Noriko Ambe's 'Linear actions cutting project' is what Ambe describes as her life's work. Time, precision and impeccable detail result in these captivating paper creations. Each piece is created from individually hand cut sheets of paper, stacked together to create surreal, beautiful structures of curve, depth and line. What draws me most to Norikos work is the line quality within her pieces, by using negative and positives shapes she creates shadow throughout her sculptures, achieving such beautiful and organic shapes. I have recently began to experiment with the effects of layering in my own sampling work, using curved shapes and cut out lines to achieve a sense of depth within my ideas.
Artist: Matija Cop
Source: http://www.designcatwalk.com/matija-cop/
What I found most inspiring and interesting about Matija Cops work, is the processes he uses to create his body captivating garments. Each piece in Cop's 'Object 12-1' collection is made from laser cut foam pieces, which link together without the use of stitches or glue. Each garment is made entirely from one single 'mechanism', that is then repeated and connected to create a series of art fashion pieces. Using the body as his canvas, Matija works around the body, creating garments with sweeping curves and ever-changing edges. This is a characteristic i would like to evolve my own practice in this unit, creating curves and contours by connecting my individual laser cut shapes, this trail of pieces can then be introduced to the body by manipulating flexible points within the samples.
Artist: Students from the Pratt School of Art & Designers from Ralph Pucci Industries.
Source: http://www.ralphpucci.net/editorials/Paper-Pratt-And-Pucci
I first came across this collection of work when researching into the possibilities of 3d paper techniques and it gave me a big inspirational boost regarding how far paper can really go. The collection consisted of several paper garments, that had been created as a collaboration project between students at the Pratt School of Art and designers for Ralph Pucci. One of my favourite pieces from the collection was the one pictured above, a paper spine made from interlocking paper pieces, similar to the technique used by Martija Cop. What i find most common in my research and interests is this idea of curve, garments working there way around the body. I am looking forward to the stage in this project when i can start working with a mannequin and see how my ideas translate when on the body.

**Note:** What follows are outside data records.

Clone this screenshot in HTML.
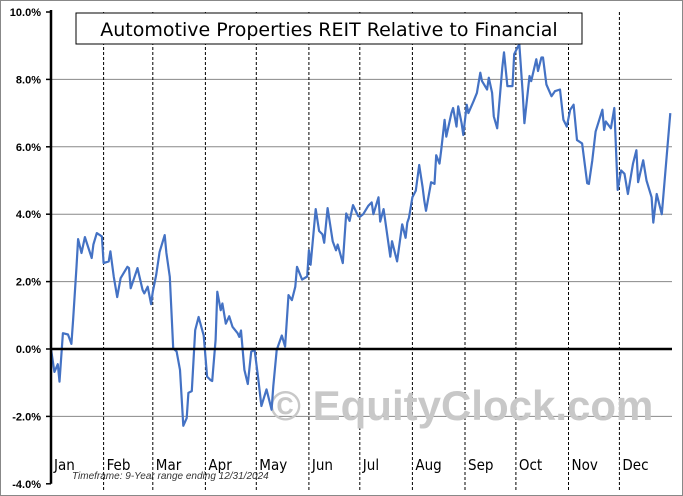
<!DOCTYPE html>
<html><head><meta charset="utf-8"><style>
body{margin:0;background:#fff}
svg{display:block}
</style></head><body>
<svg width="683" height="496" xmlns="http://www.w3.org/2000/svg" font-family="Liberation Sans, sans-serif">
<rect x="0.5" y="0.5" width="682" height="495" fill="#fff" stroke="#888"/>
<g id="grid"></g>
<text x="270" y="420" font-size="42" font-weight="bold" fill="#c8c8c8">© EquityClock.com</text>
<g id="marks"></g>
<g id="axes"></g>
<rect x="76" y="13" width="506" height="31" fill="#fff" stroke="#000"/>
<text x="329" y="36" font-size="19" text-anchor="middle" font-family="DejaVu Sans, sans-serif">Automotive Properties REIT Relative to Financial</text>
<text x="72" y="479" font-size="10" font-style="italic" fill="#333">Timeframe: 9-Year range ending 12/31/2024</text>
</svg>
<script>
const yTicks=[10,8,6,4,2,0,-2,-4];
const months=["Jan","Feb","Mar","Apr","May","Jun","Jul","Aug","Sep","Oct","Nov","Dec"];
const monthStarts=[0,31,60,91,121,152,182,213,244,274,305,335];
const days=[0,2,4,5,7,10,12,13,15,16,18,20,24,25,27,30,31,34,35,37,39,41,45,46,47,49,51,54,55,57,59,60,62,64,67,68,70,72,74,76,78,80,81,83,85,87,90,92,94,95,97,98,100,101,103,105,107,110,111,112,114,116,118,120,122,124,127,130,131,133,136,138,140,142,144,145,148,151,152,153,156,158,160,161,163,166,168,169,172,174,176,178,181,182,184,187,189,190,193,194,196,200,201,204,207,209,210,211,213,215,217,219,220,221,224,226,227,229,230,232,233,236,237,239,240,242,243,245,246,249,251,253,254,257,258,260,261,263,266,267,269,272,273,276,278,279,282,283,286,287,289,290,292,295,297,300,302,304,306,308,310,313,316,317,319,321,325,326,327,330,332,334,336,338,340,343,345,346,349,351,354,355,357,360,362,365];
const values=[0,-0.68,-0.45,-0.97,0.47,0.43,0.15,0.86,2.44,3.26,2.85,3.32,2.7,3.1,3.44,3.34,2.55,2.6,2.9,2.14,1.54,2.1,2.44,2.4,1.8,2.1,2.4,1.75,1.65,1.85,1.33,1.7,2.2,2.88,3.38,2.85,2.14,0.02,-0.07,-0.62,-2.28,-2.05,-1.3,-1.25,0.56,0.95,0.4,-0.82,-0.92,-0.95,0.27,1.7,1.15,1.35,0.75,0.97,0.66,0.47,0.36,0.55,-0.62,-1.04,-0.08,-0.03,-0.82,-1.69,-1.2,-1.8,-1.1,-0.03,0.4,0.07,1.6,1.45,1.85,2.44,2.06,2.15,2.93,2.5,4.15,3.5,3.4,3.15,4.18,3.2,2.93,3.1,2.55,4.02,3.8,4.27,3.95,3.92,4.0,4.25,4.35,4.0,4.5,3.78,4.15,2.74,3.2,2.6,3.7,3.3,3.75,3.9,4.5,4.7,5.46,4.8,4.4,4.1,4.95,4.9,5.75,5.5,5.9,6.8,6.3,7.0,7.15,6.6,7.2,6.7,6.35,7.25,7.0,7.35,7.6,8.2,7.95,7.7,8.05,7.6,6.9,6.55,8.35,8.8,7.8,7.8,8.75,9.05,7.6,6.7,8.1,7.95,8.6,8.25,8.65,8.65,7.85,7.5,7.65,7.7,6.8,6.6,7.1,7.25,6.2,6.1,4.92,4.9,5.6,6.45,7.1,6.5,6.75,6.55,7.15,4.72,5.3,5.2,4.6,5.5,5.9,4.95,5.6,5.0,4.5,3.75,4.6,4.0,5.2,7.0];
const X0=51,X1=672,Y0=349,PX=33.7;
const xs=d=>X0+d*(X1-X0)/366;
const ys=v=>Y0-v*PX;
const NS="http://www.w3.org/2000/svg";
function mk(tag,attrs,parent,txt){const e=document.createElementNS(NS,tag);for(const k in attrs)e.setAttribute(k,attrs[k]);if(txt!==undefined)e.textContent=txt;parent.appendChild(e);return e;}
const grid=document.getElementById('grid'),axes=document.getElementById('axes'),marks=document.getElementById('marks');
yTicks.forEach(t=>{
  if(t!==0&&t!==-4&&t!==10){const l=mk('line',{x1:X0,x2:X1,y1:ys(t),y2:ys(t),stroke:'#888','stroke-width':1},grid);
  
  }
  const tk=mk('line',{x1:X0-5,x2:X0,y1:ys(t),y2:ys(t),stroke:'#000','stroke-width':1.5},axes);
  
  
  const lb=mk('text',{x:X0-10,y:ys(t)+4,'font-size':11,'font-weight':'bold','text-anchor':'end'},axes,t.toFixed(1)+'%');
  
  
});
monthStarts.forEach((d,i)=>{
  if(i>0){const l=mk('line',{x1:xs(d),x2:xs(d),y1:12,y2:490,stroke:'#000','stroke-width':1,'stroke-dasharray':'3,2'},grid);
  
  }
  const lb=mk('text',{x:xs(d)+3,y:470,'font-size':15,'font-family':'DejaVu Sans Condensed, DejaVu Sans, sans-serif'},axes,months[i]);
  
  
});
const za=mk('line',{x1:X0,x2:X1,y1:ys(0),y2:ys(0),stroke:'#000','stroke-width':2.5},axes);


const ya=mk('line',{x1:X0,x2:X0,y1:10,y2:ys(-4),stroke:'#000','stroke-width':2.5},axes);


const pts=days.map((d,i)=>xs(d).toFixed(1)+','+ys(values[i]).toFixed(1)).join(' ');
const pl=mk('polyline',{points:pts,fill:'none',stroke:'#4472c4','stroke-width':2.2,'stroke-linejoin':'round'},marks);


</script>
</body></html>
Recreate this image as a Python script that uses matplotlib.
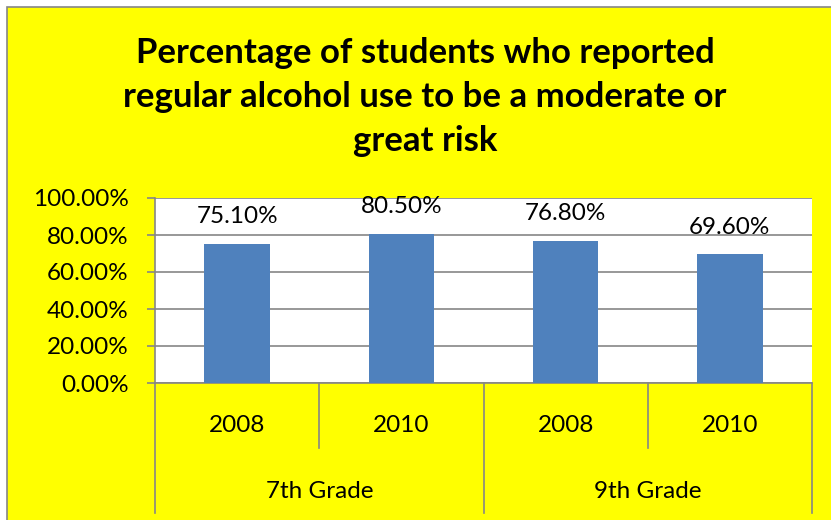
import matplotlib.pyplot as plt
from matplotlib.patches import Rectangle
from matplotlib.ticker import FuncFormatter, FixedLocator

# data
years = ["2008", "2010", "2008", "2010"]
grades = ["7th Grade", "9th Grade"]
values = [75.1, 80.5, 76.8, 69.6]
title = "Percentage of students who reported\nregular alcohol use to be a moderate or\ngreat risk"

YELLOW = "#FFFF00"
BAR = "#4F81BD"
GREY = "#868686"
W, H = 831, 520
FS = 17.5

plt.rcParams["font.family"] = ["Lato", "DejaVu Sans"]

fig = plt.figure(figsize=(W / 100, H / 100), dpi=100, facecolor="white")
# chart area with thin grey border, cut off at right/bottom
fig.patches.append(Rectangle((7 / W, -0.1), 1.2, 1 - 7 / H + 0.1, transform=fig.transFigure,
                             facecolor=YELLOW, edgecolor=GREY, linewidth=1.2, zorder=-5))

fig.text(425 / W, 1 - 97 / H, title, ha="center", va="center", fontsize=25,
         fontweight="bold", linespacing=1.45)

left, right, top, bottom = 155, 812, 198, 383
ax = fig.add_axes([left / W, 1 - bottom / H, (right - left) / W, (bottom - top) / H])
ax.set_facecolor("white")

x = list(range(len(values)))
ax.bar(x, values, width=0.4, color=BAR, zorder=3)
ax.set_xlim(-0.5, len(values) - 0.5)
ax.set_ylim(0, 100)

for xi, v in zip(x, values):
    ax.annotate(f"{v:.2f}%", (xi, v), xytext=(0, 19.5), textcoords="offset points",
                ha="center", va="center", fontsize=FS)

ax.yaxis.set_major_locator(FixedLocator([0, 20, 40, 60, 80, 100]))
ax.yaxis.set_major_formatter(FuncFormatter(lambda v, p: f"{v:.2f}%"))
ax.tick_params(axis="y", labelsize=FS, length=6, color=GREY, width=1.2, pad=13)
ax.grid(axis="y", color=GREY, linewidth=1.2, zorder=1)
ax.set_xticks([])
for s in ["top", "right"]:
    ax.spines[s].set_visible(False)
ax.spines["left"].set_color(GREY)
ax.spines["bottom"].set_color(GREY)
ax.spines["left"].set_linewidth(1.2)
ax.spines["bottom"].set_linewidth(1.2)

# two-level category axis below the plot
tr = ax.get_xaxis_transform()
ph = bottom - top
year_y = -(448 - bottom) / ph
grade_y = -(513 - bottom) / ph
for i, yr in enumerate(years):
    ax.text(i, -(426 - bottom) / ph, yr, transform=tr, ha="center", va="center", fontsize=FS)
edges = [i - 0.5 for i in range(len(years) + 1)]
for j, e in enumerate(edges):
    end = grade_y if j % 2 == 0 else year_y
    ax.plot([e, e], [0, end], transform=tr, color=GREY, linewidth=1.2, clip_on=False)
for g, name in enumerate(grades):
    ax.text(2 * g + 0.5, -(491 - bottom) / ph, name, transform=tr, ha="center", va="center",
            fontsize=FS)

fig.savefig("out.png", dpi=100, facecolor=fig.get_facecolor())
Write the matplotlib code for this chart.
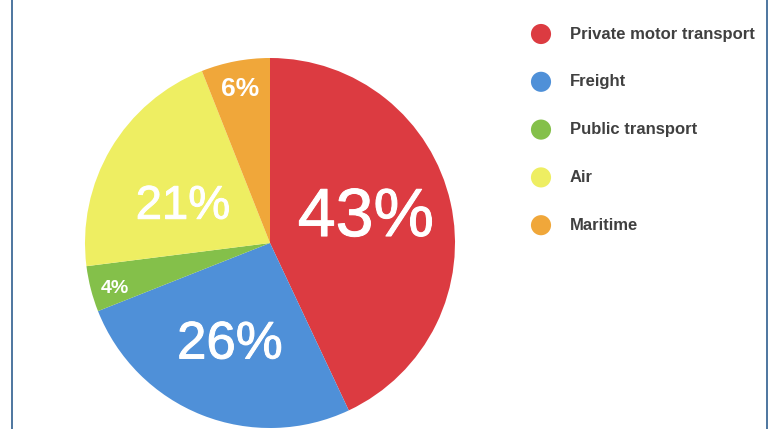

Source: 'Fashion Futures' by Bradley Quinn
Since starting my mixed media rotation I have spent a lot of time researching into the area of 3D/sculptural fashion and the artist Iris Van Herpen, is one who has showed me the magnitude and beautiful possibilities of this means to create. Herpens' body captivating garments are created using the technologies of 3D printing, capturing the most profound shapes they take the idea of fashion to a whole new level. What I find most endearing about Herpens' work, is her unique ability to take something so foreign and mould it to entrance the body of the wearer and the minds of the viewer. Even though the garments are made using a state of the art process, her work never looses that delicate line quality, the hidden detail and personal flare, aspects that I wish to achieve when translating my work into the 3D world.
Aritist: Noriko Ambe
Source: www.norikoambe.com
Noriko Ambe's 'Linear actions cutting project' is what Ambe describes as her life's work. Time, precision and impeccable detail result in these captivating paper creations. Each piece is created from individually hand cut sheets of paper, stacked together to create surreal, beautiful structures of curve, depth and line. What draws me most to Norikos work is the line quality within her pieces, by using negative and positives shapes she creates shadow throughout her sculptures, achieving such beautiful and organic shapes. I have recently began to experiment with the effects of layering in my own sampling work, using curved shapes and cut out lines to achieve a sense of depth within my ideas.
Artist: Matija Cop
Source: http://www.designcatwalk.com/matija-cop/
What I found most inspiring and interesting about Matija Cops work, is the processes he uses to create his body captivating garments. Each piece in Cop's 'Object 12-1' collection is made from laser cut foam pieces, which link together without the use of stitches or glue. Each garment is made entirely from one single 'mechanism', that is then repeated and connected to create a series of art fashion pieces. Using the body as his canvas, Matija works around the body, creating garments with sweeping curves and ever-changing edges. This is a characteristic i would like to evolve my own practice in this unit, creating curves and contours by connecting my individual laser cut shapes, this trail of pieces can then be introduced to the body by manipulating flexible points within the samples.
Artist: Students from the Pratt School of Art & Designers from Ralph Pucci Industries.
Source: http://www.ralphpucci.net/editorials/Paper-Pratt-And-Pucci
I first came across this collection of work when researching into the possibilities of 3d paper techniques and it gave me a big inspirational boost regarding how far paper can really go. The collection consisted of several paper garments, that had been created as a collaboration project between students at the Pratt School of Art and designers for Ralph Pucci. One of my favourite pieces from the collection was the one pictured above, a paper spine made from interlocking paper pieces, similar to the technique used by Martija Cop. What i find most common in my research and interests is this idea of curve, garments working there way around the body. I am looking forward to the stage in this project when i can start working with a mannequin and see how my ideas translate when on the body.
Artist: Hannah Soukup
Source www.hannahsoukup.com
What struck me most about the work of Hannah Soukup, especially the artistic neck piece pictured above, is the elegance she achieves in her work. Even though rigid in structure and created by the use of high tech 3d printing, the curves and intimate lines she creates are truly admirable. Despite the material, her creations resemble an idea of flowing liquid, balancing on the human form. When i review my own drawings and processes, i place a high importance on detailed line, what i aspire from Soukups work is her ability to intertwine fine detail and it not get lost within the piece.